Perdita by Paula Byrne

Perdita by Paula Byrne

Author:Paula Byrne [Paula Byrne]
Language: eng
Format: epub
ISBN: 9780007383085
Publisher: HarperCollins Publishers
Published: 2004-08-26T04:00:00+00:00


She paid a heavy price for her personal and political commitment to Fox. Throughout the campaign she was pilloried mercilessly in caricatures, pamphlets, squibs, and newspaper paragraphs.

A caricature called ‘The Goats Canter to Windsor or the Cuckold’s Comfort’ (14 March) shows her being driven by the Prince of Wales in a high gig drawn by six goats, one of them ridden by Fox. Three men on goats ride beside the gig: Thomas Robinson, wearing his customary cuckold’s horns and facing backwards (which is to say that Mary has left him behind), Lord North (almost certainly not a lover, but perceived as such in the press), and Tarleton in military dress. A different caricature published the same day, showing Fox vomiting into a chamber pot, is captioned with some ribald verses that begin

Mr Fox Mr Fox

If you had the *** [pox]

What a blessing t’would be to the nation;

If Perdita Would

For once do some good

She’d Secure you a tight Salivation.

In another caricature, ‘A Race For A Crown’, published a few days later, Fox, North, and others ride a race mounted on lions, cheered on by the Prince and Mrs Robinson. The triangle of Fox, Prince, and Perdita is also the subject of ‘The Adventure of Prince Pretty Man’ (see p. 156), in which a Falstaffian Fox supports on his shoulders the Prince of Wales, who is stuffing the Great Seal of England into a burglar’s swag bag. Perdita, wearing a trademark feathered hat and with her hands in one of her celebrated muffs, looks on, in the company of a bare-breasted Armistead. It is noteworthy that Perdita is the more decently dressed, not exposed in the manner of a whore.

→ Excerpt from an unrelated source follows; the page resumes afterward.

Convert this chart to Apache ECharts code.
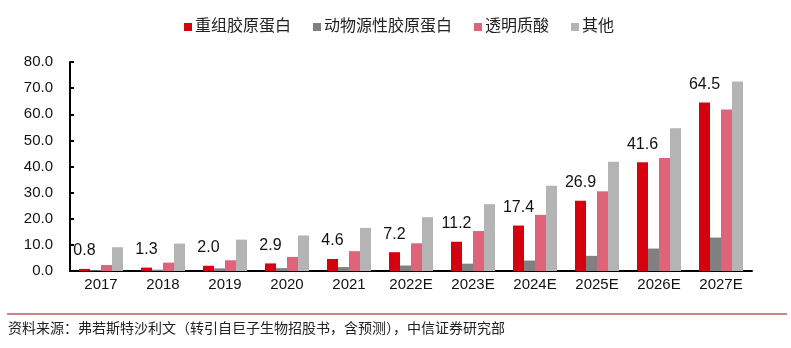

In the course of the polling weeks there were many more caricatures of this kind, several of them associating Perdita with Georgiana, all linking her to Fox. So, for example, ‘The Last Dying Words of Reynard the Fox’ (early April, when Fox was behind in the poll) has him saying ‘Perdition catch that Wray! I am lost for ever! … curse on all the World but my dear Perditta; oh! I am now nothing.’ Mary’s fame in The Winter’s Tale merges nicely into the mesh of Shakespearean quotation.

Because Mary was so much more famous than Elizabeth Armistead and because she played such an active part in the campaign (Fox’s ‘dearest Liz’ remained out of town at his country residence in Surrey), she was the one who was labelled ‘The Woman of the People’ and assumed to be Fox’s mistress. Squibs on the Whigs would typically end with Fox saying that he was off to visit Perdita in Berkeley Square.

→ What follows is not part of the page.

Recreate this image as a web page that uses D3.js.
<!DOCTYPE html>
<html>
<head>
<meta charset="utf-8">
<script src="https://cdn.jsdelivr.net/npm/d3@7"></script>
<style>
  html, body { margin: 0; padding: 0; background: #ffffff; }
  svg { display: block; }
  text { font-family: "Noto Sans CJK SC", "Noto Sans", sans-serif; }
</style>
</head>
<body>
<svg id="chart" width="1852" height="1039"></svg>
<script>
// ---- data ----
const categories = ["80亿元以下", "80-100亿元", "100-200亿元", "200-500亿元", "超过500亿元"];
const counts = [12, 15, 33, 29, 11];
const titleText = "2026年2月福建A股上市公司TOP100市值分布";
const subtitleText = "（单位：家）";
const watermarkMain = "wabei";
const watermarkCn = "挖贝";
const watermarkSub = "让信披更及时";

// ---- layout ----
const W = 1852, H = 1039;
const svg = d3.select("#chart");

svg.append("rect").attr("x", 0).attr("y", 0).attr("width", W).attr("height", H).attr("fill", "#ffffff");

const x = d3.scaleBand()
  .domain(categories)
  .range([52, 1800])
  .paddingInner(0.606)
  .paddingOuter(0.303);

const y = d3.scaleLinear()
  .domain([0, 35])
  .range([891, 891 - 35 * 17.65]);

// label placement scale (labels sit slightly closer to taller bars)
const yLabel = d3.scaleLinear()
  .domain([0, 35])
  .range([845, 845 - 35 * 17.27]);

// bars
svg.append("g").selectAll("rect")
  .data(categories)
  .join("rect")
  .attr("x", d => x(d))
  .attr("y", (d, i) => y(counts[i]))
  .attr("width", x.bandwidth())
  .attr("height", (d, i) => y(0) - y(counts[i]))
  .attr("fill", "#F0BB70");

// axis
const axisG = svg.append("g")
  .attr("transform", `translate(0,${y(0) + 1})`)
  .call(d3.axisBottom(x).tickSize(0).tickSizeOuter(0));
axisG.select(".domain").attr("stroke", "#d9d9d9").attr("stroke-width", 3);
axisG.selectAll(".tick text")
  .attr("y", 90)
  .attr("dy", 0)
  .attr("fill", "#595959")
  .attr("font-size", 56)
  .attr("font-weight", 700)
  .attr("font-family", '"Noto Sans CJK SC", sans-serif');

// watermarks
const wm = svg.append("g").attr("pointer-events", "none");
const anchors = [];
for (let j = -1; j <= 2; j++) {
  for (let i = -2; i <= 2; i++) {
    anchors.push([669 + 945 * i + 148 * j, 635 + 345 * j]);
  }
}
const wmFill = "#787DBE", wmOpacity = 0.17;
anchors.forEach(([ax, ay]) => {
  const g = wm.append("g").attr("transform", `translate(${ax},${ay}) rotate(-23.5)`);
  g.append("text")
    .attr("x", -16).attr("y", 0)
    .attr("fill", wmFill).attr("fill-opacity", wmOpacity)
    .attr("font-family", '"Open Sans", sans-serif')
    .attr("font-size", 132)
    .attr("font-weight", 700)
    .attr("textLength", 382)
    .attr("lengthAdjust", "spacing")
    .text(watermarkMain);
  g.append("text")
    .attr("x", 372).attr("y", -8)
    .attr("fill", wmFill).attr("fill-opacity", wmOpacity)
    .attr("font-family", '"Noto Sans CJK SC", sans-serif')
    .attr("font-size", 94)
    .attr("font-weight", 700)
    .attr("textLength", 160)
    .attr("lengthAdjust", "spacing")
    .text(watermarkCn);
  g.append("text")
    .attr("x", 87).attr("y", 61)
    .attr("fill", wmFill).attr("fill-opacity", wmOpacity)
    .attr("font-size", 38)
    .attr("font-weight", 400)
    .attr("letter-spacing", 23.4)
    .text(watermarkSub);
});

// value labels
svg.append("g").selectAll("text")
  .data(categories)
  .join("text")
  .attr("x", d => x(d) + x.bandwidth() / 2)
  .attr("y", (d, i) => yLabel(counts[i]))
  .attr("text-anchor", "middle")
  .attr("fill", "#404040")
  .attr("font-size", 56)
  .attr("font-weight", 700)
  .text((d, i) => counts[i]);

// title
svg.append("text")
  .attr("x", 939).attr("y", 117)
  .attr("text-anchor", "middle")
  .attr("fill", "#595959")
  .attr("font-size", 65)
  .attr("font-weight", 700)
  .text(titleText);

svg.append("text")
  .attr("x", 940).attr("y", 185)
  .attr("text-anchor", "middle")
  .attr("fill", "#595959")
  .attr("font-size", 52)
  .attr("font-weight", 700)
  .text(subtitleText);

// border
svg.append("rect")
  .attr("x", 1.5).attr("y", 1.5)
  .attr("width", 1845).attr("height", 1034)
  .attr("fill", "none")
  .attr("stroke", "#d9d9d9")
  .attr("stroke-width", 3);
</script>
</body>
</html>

Sheridan was a close ally, so one satirical pamphlet took the form of a parody of his most famous play, entitled The School for Scandal, A Comedy in Five Acts, As it is Performed by His Majesty’s Servants, etc. The title page mimics the typography of the authentic edition of the play so exactly that the British Library copy of the pamphlet is miscatalogued as Sheridan’s own work.